Jessica Chastain and Tye Sheridan, The Tree of Life (2011)
Directed by: Terrance Malick
Starring: Sean Penn, Brad Pitt, Jessica Chastain
The world is not ready for The Tree of Life. It is just that simple. When you see the previews for this film, you wonder -- what could it possibly be about? The ambiguous title, the big name stars Sean Penn and Brad Pitt, and then standing right alongside them, critically-acclaimed actresses such as Fiona Shaw (Aunt Petunia of the Harry Potter series) and Jessica Chastain (the socially-ostracized Celia Foote in The Help) all point to something magnificent, but does The Tree of Life deliver?

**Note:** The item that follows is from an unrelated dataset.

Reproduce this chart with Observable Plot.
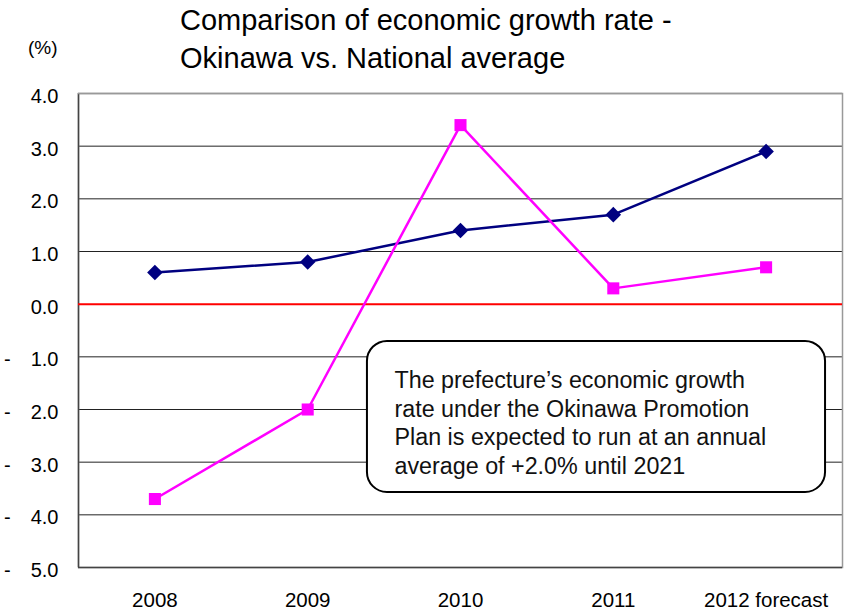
<!DOCTYPE html>
<html>
<head>
<meta charset="utf-8">
<script src="https://cdn.jsdelivr.net/npm/d3@7"></script>
<script src="https://cdn.jsdelivr.net/npm/@observablehq/plot@0.6"></script>
<style>
  html, body { margin: 0; padding: 0; background: #fff; }
  body { width: 844px; height: 613px; overflow: hidden; font-family: "Liberation Sans", Arial, sans-serif; }
  #header { position: relative; height: 80px; }
  #title { position: absolute; left: 180px; top: 2px; font-size: 29px; line-height: 37.6px; color: #000; white-space: nowrap; }
  #unit { position: absolute; left: 28px; top: 38px; font-size: 19px; line-height: 20px; color: #000; }
  #chart svg { display: block; }
</style>
</head>
<body>
<div id="header">
  <div id="unit">(%)</div>
  <div id="title">Comparison of economic growth rate -<br>Okinawa vs. National average</div>
</div>
<div id="chart"></div>
<script>
// Categories and series
const years = ["2008", "2009", "2010", "2011", "2012 forecast"];
const okinawa = [0.6, 0.8, 1.4, 1.7, 2.9];
const national = [-3.7, -2.0, 3.4, 0.3, 0.7];
const yTicks = [4, 3, 2, 1, 0, -1, -2, -3, -4, -5];

// Annotation box (in data coordinates)
const noteText = "The prefecture\u2019s economic growth\nrate under the Okinawa Promotion\nPlan is expected to run at an annual\naverage of +2.0% until 2021";
const noteBox = [{x1: 1.391, x2: 4.389, y1: -0.708, y2: -3.575}];
const noteLabel = [{x: 1.568, y: -1.196, text: noteText}];

const okData = years.map((yr, i) => ({i, v: okinawa[i]}));
const natData = years.map((yr, i) => ({i, v: national[i]}));

const fmtY = d => d < 0 ? "-\u2003" + Math.abs(d).toFixed(1) : d.toFixed(1);

const chart = Plot.plot({
  width: 844,
  height: 533,
  marginTop: 13,
  marginBottom: 46,
  marginLeft: 78,
  marginRight: 2,
  style: {fontFamily: "'Liberation Sans', Arial, sans-serif", color: "#000", background: "#fff"},
  x: {domain: [-0.5, 4.5], axis: null},
  y: {domain: [-5, 4], axis: null},
  marks: [
    Plot.ruleY(yTicks.filter(d => d !== 0 && d !== -5 && d !== 4), {stroke: "#222", strokeWidth: 1}),
    Plot.frame({stroke: "#999", strokeWidth: 1.5}),
    Plot.ruleX([-0.5], {stroke: "#444", strokeWidth: 1.5}),
    Plot.ruleY([-5], {stroke: "#444", strokeWidth: 1.5}),
    Plot.ruleY([4], {stroke: "#999", strokeWidth: 1.5}),
    Plot.ruleY([0], {stroke: "#ff0000", strokeWidth: 2}),
    Plot.axisY({ticks: yTicks, tickFormat: fmtY, tickSize: 0, tickPadding: 20, fontSize: 20, dy: 3}),
    Plot.axisX({ticks: [0, 1, 2, 3, 4], tickFormat: i => years[i], tickSize: 0, tickPadding: 25, fontSize: 20.5}),
    Plot.line(okData, {x: "i", y: "v", stroke: "#000080", strokeWidth: 2.5}),
    Plot.line(natData, {x: "i", y: "v", stroke: "#ff00ff", strokeWidth: 2.5}),
    Plot.dot(okData, {x: "i", y: "v", symbol: "diamond2", r: 7, fill: "#000080", stroke: "none"}),
    Plot.dot(natData, {x: "i", y: "v", symbol: "square", r: 6.8, fill: "#ff00ff", stroke: "none"}),
    Plot.rect(noteBox, {x1: "x1", x2: "x2", y1: "y1", y2: "y2", fill: "#fff", stroke: "#000", strokeWidth: 2, rx: 20}),
    Plot.text(noteLabel, {x: "x", y: "y", text: "text", textAnchor: "start", lineAnchor: "top", fontSize: 23.3, lineHeight: 1.24, fill: "#111"})
  ]
});
document.getElementById("chart").appendChild(chart);
</script>
</body>
</html>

That's arguable. Is it beautiful? Absolutely. Malick paints a deliciously gorgeous picture, using images of nature to help illustrate a metaphor that is still mildly hazy at the end of the film. However, there's no arguing that he has vision, and in this reviewer's personal opinion, having vision at all is the most important quality of being a director.

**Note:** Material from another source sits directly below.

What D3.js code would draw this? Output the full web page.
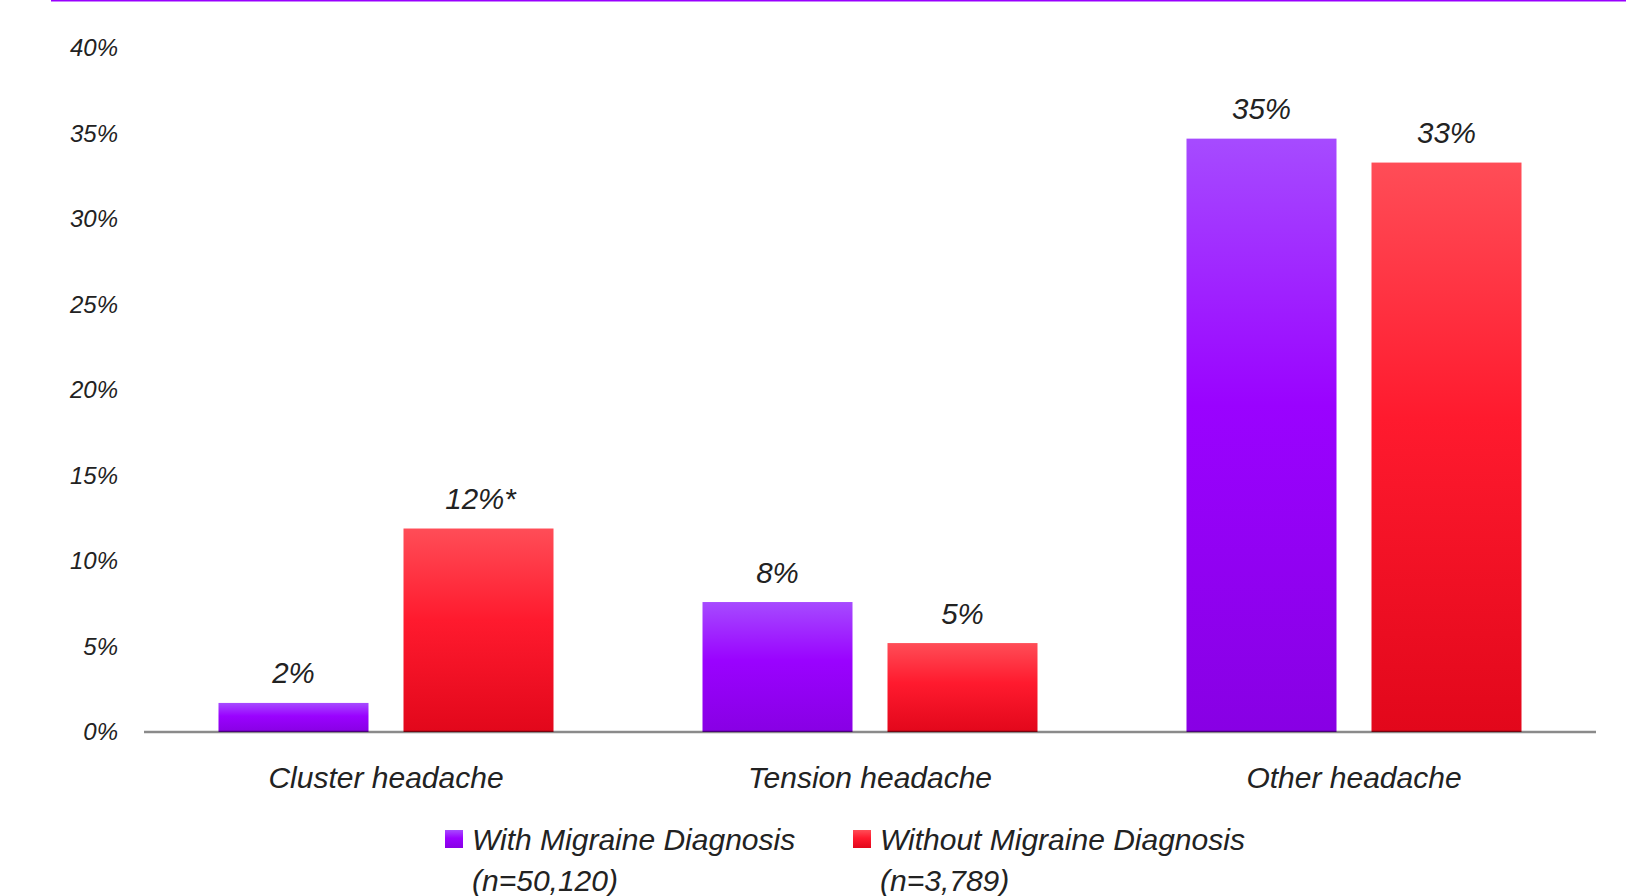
<!DOCTYPE html>
<html>
<head>
<meta charset="utf-8">
<script src="https://cdn.jsdelivr.net/npm/d3@7"></script>
<style>
  html, body { margin: 0; padding: 0; background: #fff; }
  svg { display: block; }
  text { font-family: "Liberation Sans", Arial, Helvetica, sans-serif; font-style: italic; fill: #222; }
</style>
</head>
<body>
<svg id="chart" width="1638" height="896"></svg>
<script>
const categories = ["Cluster headache", "Tension headache", "Other headache"];
const seriesNames = ["With Migraine Diagnosis", "Without Migraine Diagnosis"];
const seriesSub = ["(n=50,120)", "(n=3,789)"];
const withMigraine = [1.7, 7.6, 34.7];
const withoutMigraine = [11.9, 5.2, 33.3];
const valueLabels = [["2%", "8%", "35%"], ["12%*", "5%", "33%"]];
const yTicks = [0, 5, 10, 15, 20, 25, 30, 35, 40];

const svg = d3.select("#chart");

const y = d3.scaleLinear().domain([0, 40]).range([732, 48]);
const x0 = d3.scaleBand().domain(categories).range([144, 1596]).paddingInner(0).paddingOuter(0);
const x1 = d3.scaleBand().domain(seriesNames).range([74.5, 409.5]).paddingInner(35 / 185);

// gradients
const defs = svg.append("defs");
const grads = [
  { id: "gPurple", stops: [[0, "#a64bff"], [0.45, "#9a02ff"], [1, "#8800e4"]] },
  { id: "gRed", stops: [[0, "#ff4d57"], [0.45, "#ff1a2e"], [1, "#e2071b"]] }
];
grads.forEach(g => {
  const lg = defs.append("linearGradient").attr("id", g.id)
    .attr("x1", 0).attr("y1", 0).attr("x2", 0).attr("y2", 1);
  g.stops.forEach(s => lg.append("stop").attr("offset", s[0]).attr("stop-color", s[1]));
});
const fills = ["url(#gPurple)", "url(#gRed)"];

// top line
svg.append("line").attr("x1", 51).attr("x2", 1626).attr("y1", 0.6).attr("y2", 0.6)
  .attr("stroke", "#9900ff").attr("stroke-width", 1.6);

// y axis labels
const yAxis = d3.axisLeft(y).tickValues(yTicks).tickFormat(d => d + "%").tickSize(0).tickPadding(0);
const gy = svg.append("g").attr("transform", "translate(118,0)").call(yAxis);
gy.select(".domain").remove();
gy.selectAll("text").attr("font-size", 24).attr("font-family", null).attr("fill", "#222")
  .attr("dy", "0.32em").attr("x", 0);

const series = [withMigraine, withoutMigraine];
const groups = svg.append("g");
categories.forEach((c, ci) => {
  series.forEach((vals, si) => {
    const xs = x0(c) + x1(seriesNames[si]);
    const v = vals[ci];
    groups.append("rect")
      .attr("x", xs).attr("width", x1.bandwidth())
      .attr("y", y(v)).attr("height", y(0) - y(v))
      .attr("fill", fills[si]);
    groups.append("text")
      .attr("x", xs + x1.bandwidth() / 2 + (valueLabels[si][ci].includes("*") ? 2 : 0))
      .attr("y", y(v) - 19.5)
      .attr("text-anchor", "middle")
      .attr("font-size", 29.5)
      .text(valueLabels[si][ci]);
  });
});

// x axis
const xAxis = d3.axisBottom(x0).tickSize(0).tickPadding(0);
const gx = svg.append("g").attr("transform", `translate(0,${y(0)})`).call(xAxis);
gx.select(".domain").remove();
gx.selectAll("text").attr("font-size", 30).attr("font-family", null).attr("fill", "#222")
  .attr("y", 56).attr("dy", 0);
svg.append("line").attr("x1", 144).attr("x2", 1596).attr("y1", y(0)).attr("y2", y(0))
  .attr("stroke", "#000").attr("stroke-opacity", 0.46).attr("stroke-width", 2.5);

// legend
const legendX = [445, 853];
seriesNames.forEach((s, i) => {
  const g = svg.append("g").attr("transform", `translate(${legendX[i]},0)`);
  g.append("rect").attr("x", 0).attr("y", 830).attr("width", 18).attr("height", 18)
    .attr("fill", fills[i]);
  g.append("text").attr("x", 27).attr("y", 850).attr("font-size", 30).text(s);
  g.append("text").attr("x", 27).attr("y", 891).attr("font-size", 30).text(seriesSub[i]);
});
</script>
</body>
</html>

Malick's vision is broad -- he's giving us not just a commentary on Jack (Sean Penn, Hunter McCracken) and his life, but also on life itself, and the different things that we put into it. There's a sequence near the beginning of the film that literally chronicles, bit by bit, the creation of world as scientists have put it. And these beautiful images serve to reinforce the broadness of Malick's message in the film, which he then proceeds to pound into our head with every shot and every line of barely audible dialogue for the next hour and a half of our lives.

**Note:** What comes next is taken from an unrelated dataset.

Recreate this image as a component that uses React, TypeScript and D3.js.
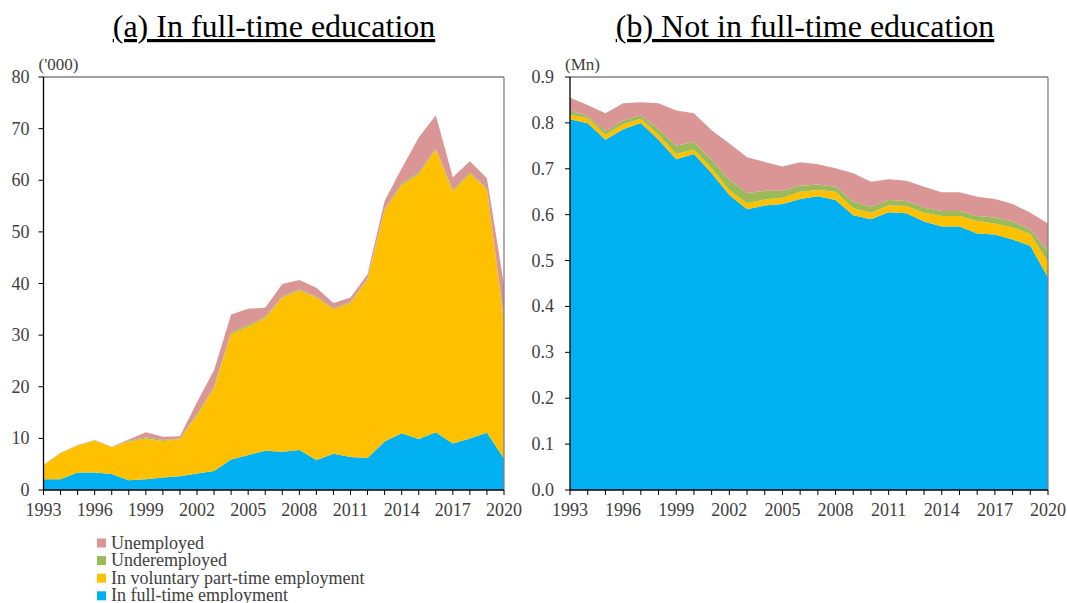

Put plainly, the one main complaint I have about this film is that it feels very detached. It almost feels superflous because of that. Throughout the film, as you watch, you find yourself not fully engrossed in what's going on -- as if every event that happens is an out-of-body experience for you. I am of the opinion that a film like this should reel you in, and make you feel completely in the moment, but Malick takes a distinctly different turn as he almost isolates the viewer from the action.
Going along with that theme, most of the dialogue in the movie is barely audible. You can't watch this movie without subtitles, because the majority of the lines would be lost unless you were blaring it on full volume. Sean Penn's adult Jack seems to be the worst; Jessica Chastain does a good job of projecting the breathy whispers that her lines are supposed to be, and Brad Pitt's character is one whose loudness is meant to break the detachment we have from the film. He's such a presence that in the midst of everything else that seems so far away, he hits close to home, and he does an excellent job of it, too.
The movie's pretty. And it's meaningful, no doubt. It's unlikely that you'll understand every bit of it the first time you watch it -- I've yet to bring myself to watch it a second time, meaning I'm sure there are still gaps in my understanding -- but it's not a bad film. It's comparable to Sofia Coppola's Somewhere of 2010 -- except done much more cleanly, and in my opinion, much better. A survey of life at its finest? Perhaps not. But beautiful, artistic, and moving? I'd say it definitely has that going for it.